* Exercise objective: Copy nothing but the part that opens with the line containing "Write the matplotlib code for this chart." and closes with the line containing "0.0003, 0, 0]". Do not include pictures.

* Supplied information:
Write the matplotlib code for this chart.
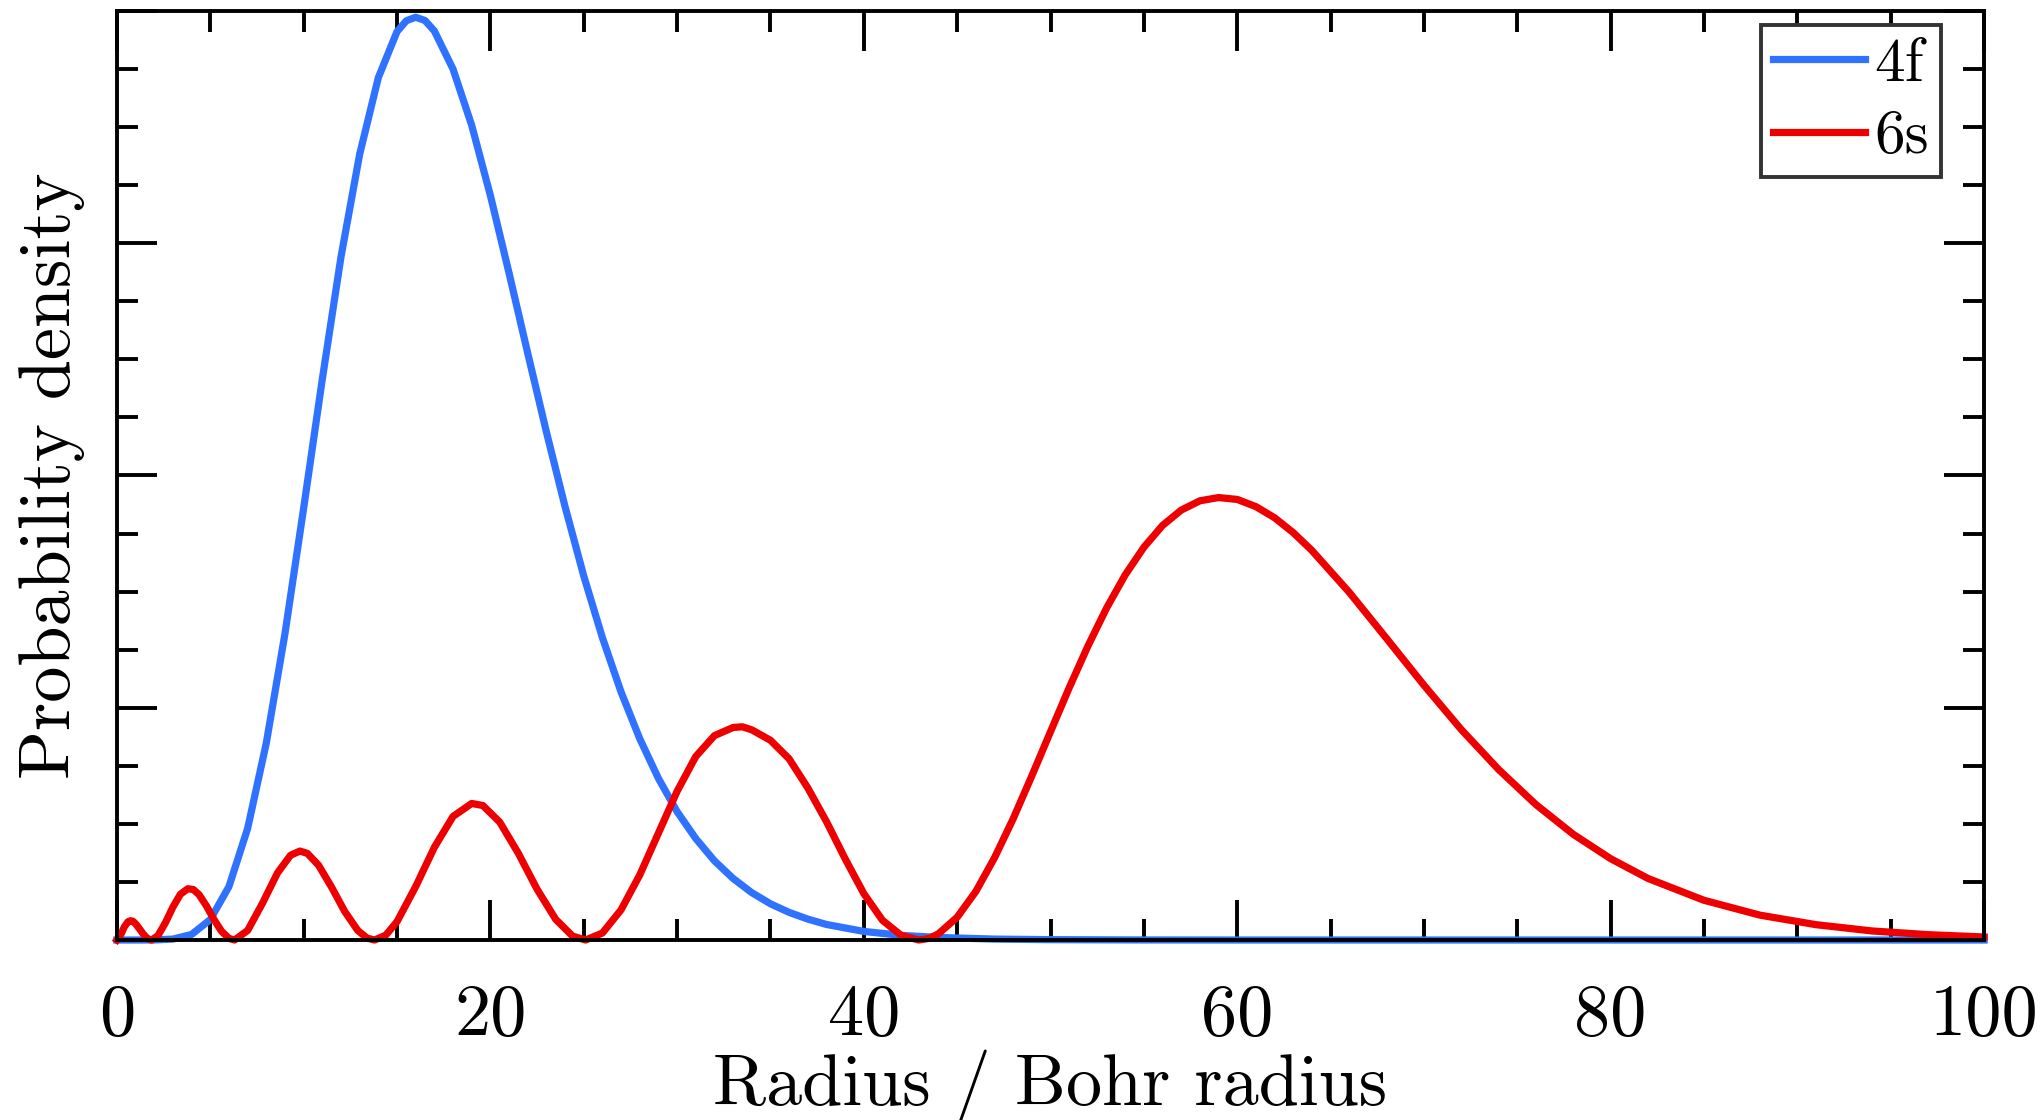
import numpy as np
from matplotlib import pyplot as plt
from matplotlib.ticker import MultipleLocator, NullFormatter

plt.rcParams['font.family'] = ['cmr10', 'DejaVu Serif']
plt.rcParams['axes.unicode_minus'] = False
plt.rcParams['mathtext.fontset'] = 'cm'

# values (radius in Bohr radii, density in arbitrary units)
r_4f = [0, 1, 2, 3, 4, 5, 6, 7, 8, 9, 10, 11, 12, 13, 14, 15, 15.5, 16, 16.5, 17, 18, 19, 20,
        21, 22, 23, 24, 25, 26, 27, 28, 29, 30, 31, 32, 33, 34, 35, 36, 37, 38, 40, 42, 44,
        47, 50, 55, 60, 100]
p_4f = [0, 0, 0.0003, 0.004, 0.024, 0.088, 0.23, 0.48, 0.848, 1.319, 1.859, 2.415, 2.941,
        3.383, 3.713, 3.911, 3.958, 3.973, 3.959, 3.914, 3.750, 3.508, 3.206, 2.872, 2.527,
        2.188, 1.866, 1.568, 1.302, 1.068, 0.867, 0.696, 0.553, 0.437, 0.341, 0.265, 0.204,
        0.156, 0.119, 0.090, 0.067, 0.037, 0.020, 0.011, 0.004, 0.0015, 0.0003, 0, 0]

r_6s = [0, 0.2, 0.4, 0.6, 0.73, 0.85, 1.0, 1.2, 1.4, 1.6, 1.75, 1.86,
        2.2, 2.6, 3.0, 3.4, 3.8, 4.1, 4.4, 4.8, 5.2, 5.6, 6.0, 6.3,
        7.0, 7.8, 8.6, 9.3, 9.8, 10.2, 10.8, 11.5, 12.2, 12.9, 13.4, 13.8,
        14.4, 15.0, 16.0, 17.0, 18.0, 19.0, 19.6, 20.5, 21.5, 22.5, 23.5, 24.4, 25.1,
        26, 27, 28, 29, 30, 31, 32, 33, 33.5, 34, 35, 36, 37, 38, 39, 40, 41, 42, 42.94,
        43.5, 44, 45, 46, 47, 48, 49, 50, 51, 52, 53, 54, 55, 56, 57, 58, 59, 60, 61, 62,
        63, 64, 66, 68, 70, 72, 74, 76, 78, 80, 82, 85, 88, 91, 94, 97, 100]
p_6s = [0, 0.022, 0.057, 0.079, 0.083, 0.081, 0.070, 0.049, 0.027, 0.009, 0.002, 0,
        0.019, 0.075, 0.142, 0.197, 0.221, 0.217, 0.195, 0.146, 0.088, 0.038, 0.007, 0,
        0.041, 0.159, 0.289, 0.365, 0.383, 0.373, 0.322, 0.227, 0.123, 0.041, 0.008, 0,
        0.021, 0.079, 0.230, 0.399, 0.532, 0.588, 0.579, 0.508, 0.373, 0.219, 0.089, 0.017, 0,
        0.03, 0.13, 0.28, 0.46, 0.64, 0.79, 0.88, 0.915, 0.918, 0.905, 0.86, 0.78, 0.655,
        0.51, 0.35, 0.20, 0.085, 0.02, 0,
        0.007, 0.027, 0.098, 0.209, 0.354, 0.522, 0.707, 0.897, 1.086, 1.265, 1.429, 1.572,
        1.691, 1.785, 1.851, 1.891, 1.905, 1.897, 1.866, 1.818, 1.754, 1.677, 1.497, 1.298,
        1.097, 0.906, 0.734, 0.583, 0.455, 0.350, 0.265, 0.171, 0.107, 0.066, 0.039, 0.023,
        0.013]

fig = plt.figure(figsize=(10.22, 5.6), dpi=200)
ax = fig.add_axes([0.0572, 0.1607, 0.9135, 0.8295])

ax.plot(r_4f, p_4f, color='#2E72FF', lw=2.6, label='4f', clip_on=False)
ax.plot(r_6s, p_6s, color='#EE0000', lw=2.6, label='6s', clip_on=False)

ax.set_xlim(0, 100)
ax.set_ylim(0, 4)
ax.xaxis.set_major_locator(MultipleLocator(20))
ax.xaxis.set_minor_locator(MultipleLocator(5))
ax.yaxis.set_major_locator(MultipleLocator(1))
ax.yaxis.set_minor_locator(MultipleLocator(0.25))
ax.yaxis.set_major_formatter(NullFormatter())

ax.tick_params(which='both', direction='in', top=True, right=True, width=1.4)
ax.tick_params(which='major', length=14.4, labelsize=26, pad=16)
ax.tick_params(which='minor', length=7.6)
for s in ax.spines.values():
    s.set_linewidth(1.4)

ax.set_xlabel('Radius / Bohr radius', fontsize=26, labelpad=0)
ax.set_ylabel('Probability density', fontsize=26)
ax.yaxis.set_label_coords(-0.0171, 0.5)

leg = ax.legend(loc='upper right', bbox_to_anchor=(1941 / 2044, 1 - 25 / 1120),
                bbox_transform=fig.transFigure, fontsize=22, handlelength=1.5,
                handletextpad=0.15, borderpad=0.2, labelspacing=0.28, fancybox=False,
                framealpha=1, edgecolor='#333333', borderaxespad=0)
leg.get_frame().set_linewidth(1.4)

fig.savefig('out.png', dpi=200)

...

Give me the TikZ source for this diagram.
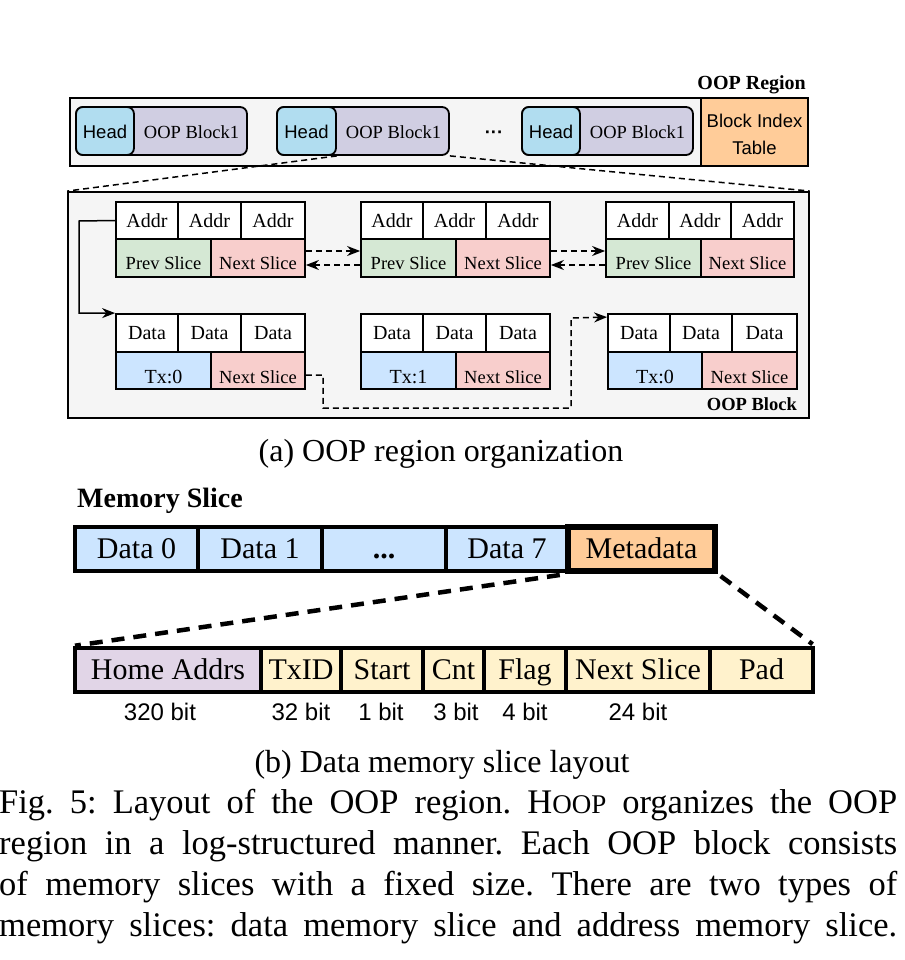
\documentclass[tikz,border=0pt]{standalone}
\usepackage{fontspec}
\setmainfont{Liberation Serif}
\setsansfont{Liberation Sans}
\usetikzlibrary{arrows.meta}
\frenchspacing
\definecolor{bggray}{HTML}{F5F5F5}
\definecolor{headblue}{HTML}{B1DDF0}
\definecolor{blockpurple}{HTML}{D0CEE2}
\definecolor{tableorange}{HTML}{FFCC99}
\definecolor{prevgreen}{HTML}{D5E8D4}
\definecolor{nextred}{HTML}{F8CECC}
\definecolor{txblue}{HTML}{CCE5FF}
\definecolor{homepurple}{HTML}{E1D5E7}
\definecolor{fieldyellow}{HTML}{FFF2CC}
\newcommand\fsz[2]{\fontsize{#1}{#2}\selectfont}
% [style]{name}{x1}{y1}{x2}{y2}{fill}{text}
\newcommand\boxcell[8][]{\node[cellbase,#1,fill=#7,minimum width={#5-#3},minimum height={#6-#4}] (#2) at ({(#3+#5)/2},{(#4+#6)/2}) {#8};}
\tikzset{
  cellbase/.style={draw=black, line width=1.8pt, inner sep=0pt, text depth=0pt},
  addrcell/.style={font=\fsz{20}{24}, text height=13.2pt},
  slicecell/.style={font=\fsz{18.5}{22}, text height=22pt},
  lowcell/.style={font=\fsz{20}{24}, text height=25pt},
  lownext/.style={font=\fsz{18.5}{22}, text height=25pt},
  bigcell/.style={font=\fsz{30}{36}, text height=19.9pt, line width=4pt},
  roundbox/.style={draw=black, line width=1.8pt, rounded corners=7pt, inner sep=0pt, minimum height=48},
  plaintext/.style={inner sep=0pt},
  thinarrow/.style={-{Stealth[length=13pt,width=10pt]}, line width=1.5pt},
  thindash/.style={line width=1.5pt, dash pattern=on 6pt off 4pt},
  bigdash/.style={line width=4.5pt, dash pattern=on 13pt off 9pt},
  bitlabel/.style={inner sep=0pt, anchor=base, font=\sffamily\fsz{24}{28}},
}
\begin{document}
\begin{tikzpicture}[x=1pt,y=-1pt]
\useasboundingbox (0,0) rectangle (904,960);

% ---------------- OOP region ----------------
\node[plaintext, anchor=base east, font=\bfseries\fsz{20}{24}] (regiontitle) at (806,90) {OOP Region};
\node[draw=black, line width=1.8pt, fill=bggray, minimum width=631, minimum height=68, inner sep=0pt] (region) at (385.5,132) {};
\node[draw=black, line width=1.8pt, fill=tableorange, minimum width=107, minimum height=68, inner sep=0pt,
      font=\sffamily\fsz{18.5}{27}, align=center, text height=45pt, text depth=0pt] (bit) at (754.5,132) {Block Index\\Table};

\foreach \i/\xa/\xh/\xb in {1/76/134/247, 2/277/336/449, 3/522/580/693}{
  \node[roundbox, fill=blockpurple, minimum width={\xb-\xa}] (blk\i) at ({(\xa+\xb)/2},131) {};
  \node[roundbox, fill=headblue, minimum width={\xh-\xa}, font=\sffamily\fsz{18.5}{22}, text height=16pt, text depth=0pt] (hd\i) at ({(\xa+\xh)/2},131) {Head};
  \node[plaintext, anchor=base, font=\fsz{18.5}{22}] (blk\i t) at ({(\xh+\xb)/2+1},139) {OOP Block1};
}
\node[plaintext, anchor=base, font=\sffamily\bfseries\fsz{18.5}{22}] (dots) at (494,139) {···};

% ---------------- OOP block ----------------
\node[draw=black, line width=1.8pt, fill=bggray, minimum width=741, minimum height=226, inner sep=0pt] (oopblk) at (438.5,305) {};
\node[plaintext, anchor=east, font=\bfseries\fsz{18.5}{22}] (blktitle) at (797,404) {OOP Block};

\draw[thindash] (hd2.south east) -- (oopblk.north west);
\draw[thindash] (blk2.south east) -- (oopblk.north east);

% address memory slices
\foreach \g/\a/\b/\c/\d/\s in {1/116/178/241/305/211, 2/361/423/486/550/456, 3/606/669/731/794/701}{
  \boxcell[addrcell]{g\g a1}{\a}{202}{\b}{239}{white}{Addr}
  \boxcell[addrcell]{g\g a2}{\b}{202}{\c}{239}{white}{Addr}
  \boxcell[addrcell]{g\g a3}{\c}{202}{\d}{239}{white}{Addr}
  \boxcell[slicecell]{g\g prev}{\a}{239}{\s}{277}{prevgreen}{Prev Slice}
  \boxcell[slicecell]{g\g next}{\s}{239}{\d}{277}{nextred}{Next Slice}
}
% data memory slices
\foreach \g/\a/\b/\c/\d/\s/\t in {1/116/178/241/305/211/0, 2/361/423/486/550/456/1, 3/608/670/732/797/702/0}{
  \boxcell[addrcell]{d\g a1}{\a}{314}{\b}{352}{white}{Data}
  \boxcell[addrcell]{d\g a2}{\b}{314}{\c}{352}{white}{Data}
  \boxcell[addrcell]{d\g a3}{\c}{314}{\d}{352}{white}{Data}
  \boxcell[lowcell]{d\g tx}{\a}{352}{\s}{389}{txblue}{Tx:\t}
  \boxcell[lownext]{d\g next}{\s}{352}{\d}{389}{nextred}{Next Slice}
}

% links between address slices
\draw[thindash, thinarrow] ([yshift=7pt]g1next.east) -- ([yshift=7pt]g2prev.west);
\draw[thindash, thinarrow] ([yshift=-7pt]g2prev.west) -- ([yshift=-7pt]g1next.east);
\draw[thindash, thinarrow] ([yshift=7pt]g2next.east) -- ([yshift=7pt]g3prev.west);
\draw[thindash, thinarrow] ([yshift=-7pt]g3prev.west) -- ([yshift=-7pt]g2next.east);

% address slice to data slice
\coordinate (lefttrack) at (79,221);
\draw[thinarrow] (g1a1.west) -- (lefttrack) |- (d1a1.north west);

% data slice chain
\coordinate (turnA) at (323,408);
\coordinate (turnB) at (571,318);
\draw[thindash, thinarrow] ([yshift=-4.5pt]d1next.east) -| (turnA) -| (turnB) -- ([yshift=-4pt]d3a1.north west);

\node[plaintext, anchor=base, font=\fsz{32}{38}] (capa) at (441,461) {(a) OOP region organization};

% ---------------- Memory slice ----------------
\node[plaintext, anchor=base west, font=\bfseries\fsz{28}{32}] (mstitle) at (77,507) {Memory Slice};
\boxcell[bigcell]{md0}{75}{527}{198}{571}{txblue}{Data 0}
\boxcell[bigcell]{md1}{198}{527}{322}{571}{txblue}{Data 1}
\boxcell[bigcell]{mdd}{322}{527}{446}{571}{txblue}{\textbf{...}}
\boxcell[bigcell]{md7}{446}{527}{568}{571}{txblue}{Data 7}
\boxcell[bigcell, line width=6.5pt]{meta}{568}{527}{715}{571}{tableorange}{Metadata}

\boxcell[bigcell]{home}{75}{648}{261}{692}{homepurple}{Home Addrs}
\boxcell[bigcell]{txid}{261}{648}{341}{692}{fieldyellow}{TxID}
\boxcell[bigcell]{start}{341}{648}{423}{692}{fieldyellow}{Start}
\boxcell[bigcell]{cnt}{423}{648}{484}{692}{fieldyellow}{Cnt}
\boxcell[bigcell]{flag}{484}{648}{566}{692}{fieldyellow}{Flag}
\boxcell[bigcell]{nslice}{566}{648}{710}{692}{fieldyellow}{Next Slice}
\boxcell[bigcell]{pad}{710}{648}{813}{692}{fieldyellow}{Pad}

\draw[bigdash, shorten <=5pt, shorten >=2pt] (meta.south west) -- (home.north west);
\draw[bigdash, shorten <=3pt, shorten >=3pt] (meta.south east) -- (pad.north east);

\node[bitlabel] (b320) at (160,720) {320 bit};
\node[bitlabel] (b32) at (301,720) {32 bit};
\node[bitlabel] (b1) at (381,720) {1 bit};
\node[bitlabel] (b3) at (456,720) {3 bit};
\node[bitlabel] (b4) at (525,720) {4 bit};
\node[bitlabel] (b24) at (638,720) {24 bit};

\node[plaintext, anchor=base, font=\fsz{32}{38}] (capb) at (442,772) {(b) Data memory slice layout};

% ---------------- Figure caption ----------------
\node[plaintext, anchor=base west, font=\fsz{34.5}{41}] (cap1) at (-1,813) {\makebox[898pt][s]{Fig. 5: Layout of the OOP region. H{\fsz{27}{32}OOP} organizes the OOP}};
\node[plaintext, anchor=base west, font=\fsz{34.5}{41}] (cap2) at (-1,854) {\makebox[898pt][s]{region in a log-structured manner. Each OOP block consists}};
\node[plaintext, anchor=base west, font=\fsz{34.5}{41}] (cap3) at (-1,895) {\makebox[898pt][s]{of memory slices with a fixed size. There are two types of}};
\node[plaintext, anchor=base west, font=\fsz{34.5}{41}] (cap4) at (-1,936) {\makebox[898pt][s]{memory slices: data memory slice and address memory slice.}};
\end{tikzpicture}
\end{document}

==

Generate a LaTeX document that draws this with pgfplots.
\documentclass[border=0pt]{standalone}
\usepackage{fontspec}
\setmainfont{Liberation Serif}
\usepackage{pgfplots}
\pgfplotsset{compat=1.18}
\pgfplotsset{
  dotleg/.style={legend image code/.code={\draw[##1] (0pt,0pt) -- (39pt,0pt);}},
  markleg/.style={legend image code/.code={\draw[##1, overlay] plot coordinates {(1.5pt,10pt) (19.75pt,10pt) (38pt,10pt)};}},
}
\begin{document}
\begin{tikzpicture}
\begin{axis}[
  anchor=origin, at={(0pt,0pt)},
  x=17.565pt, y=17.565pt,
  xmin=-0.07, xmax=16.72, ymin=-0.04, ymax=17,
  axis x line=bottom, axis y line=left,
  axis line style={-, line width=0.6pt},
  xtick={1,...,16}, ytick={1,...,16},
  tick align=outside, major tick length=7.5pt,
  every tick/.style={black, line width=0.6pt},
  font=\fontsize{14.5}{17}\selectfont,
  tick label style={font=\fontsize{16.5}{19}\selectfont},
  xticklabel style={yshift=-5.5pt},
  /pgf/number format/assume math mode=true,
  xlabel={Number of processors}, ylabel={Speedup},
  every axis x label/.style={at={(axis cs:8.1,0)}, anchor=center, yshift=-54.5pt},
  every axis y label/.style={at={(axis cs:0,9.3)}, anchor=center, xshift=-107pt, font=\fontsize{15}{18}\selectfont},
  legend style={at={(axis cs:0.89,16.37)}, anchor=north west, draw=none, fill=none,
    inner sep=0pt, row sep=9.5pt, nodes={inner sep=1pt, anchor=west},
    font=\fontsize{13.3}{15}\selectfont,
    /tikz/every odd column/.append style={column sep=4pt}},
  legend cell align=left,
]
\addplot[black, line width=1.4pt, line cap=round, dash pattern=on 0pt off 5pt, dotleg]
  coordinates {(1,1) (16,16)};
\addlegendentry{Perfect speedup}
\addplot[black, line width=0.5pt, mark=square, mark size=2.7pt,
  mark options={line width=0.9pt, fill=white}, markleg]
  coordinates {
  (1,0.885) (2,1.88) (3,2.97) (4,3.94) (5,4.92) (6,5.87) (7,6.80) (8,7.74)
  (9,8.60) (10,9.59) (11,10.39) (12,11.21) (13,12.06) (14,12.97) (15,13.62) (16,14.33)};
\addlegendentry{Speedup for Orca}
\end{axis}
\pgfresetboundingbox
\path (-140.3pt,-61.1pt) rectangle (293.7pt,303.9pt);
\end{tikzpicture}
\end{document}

* Answer for this exercise:
Write the matplotlib code for this chart.
import numpy as np
from matplotlib import pyplot as plt
from matplotlib.ticker import MultipleLocator, NullFormatter

plt.rcParams['font.family'] = ['cmr10', 'DejaVu Serif']
plt.rcParams['axes.unicode_minus'] = False
plt.rcParams['mathtext.fontset'] = 'cm'

# values (radius in Bohr radii, density in arbitrary units)
r_4f = [0, 1, 2, 3, 4, 5, 6, 7, 8, 9, 10, 11, 12, 13, 14, 15, 15.5, 16, 16.5, 17, 18, 19, 20,
        21, 22, 23, 24, 25, 26, 27, 28, 29, 30, 31, 32, 33, 34, 35, 36, 37, 38, 40, 42, 44,
        47, 50, 55, 60, 100]
p_4f = [0, 0, 0.0003, 0.004, 0.024, 0.088, 0.23, 0.48, 0.848, 1.319, 1.859, 2.415, 2.941,
        3.383, 3.713, 3.911, 3.958, 3.973, 3.959, 3.914, 3.750, 3.508, 3.206, 2.872, 2.527,
        2.188, 1.866, 1.568, 1.302, 1.068, 0.867, 0.696, 0.553, 0.437, 0.341, 0.265, 0.204,
        0.156, 0.119, 0.090, 0.067, 0.037, 0.020, 0.011, 0.004, 0.0015, 0.0003, 0, 0]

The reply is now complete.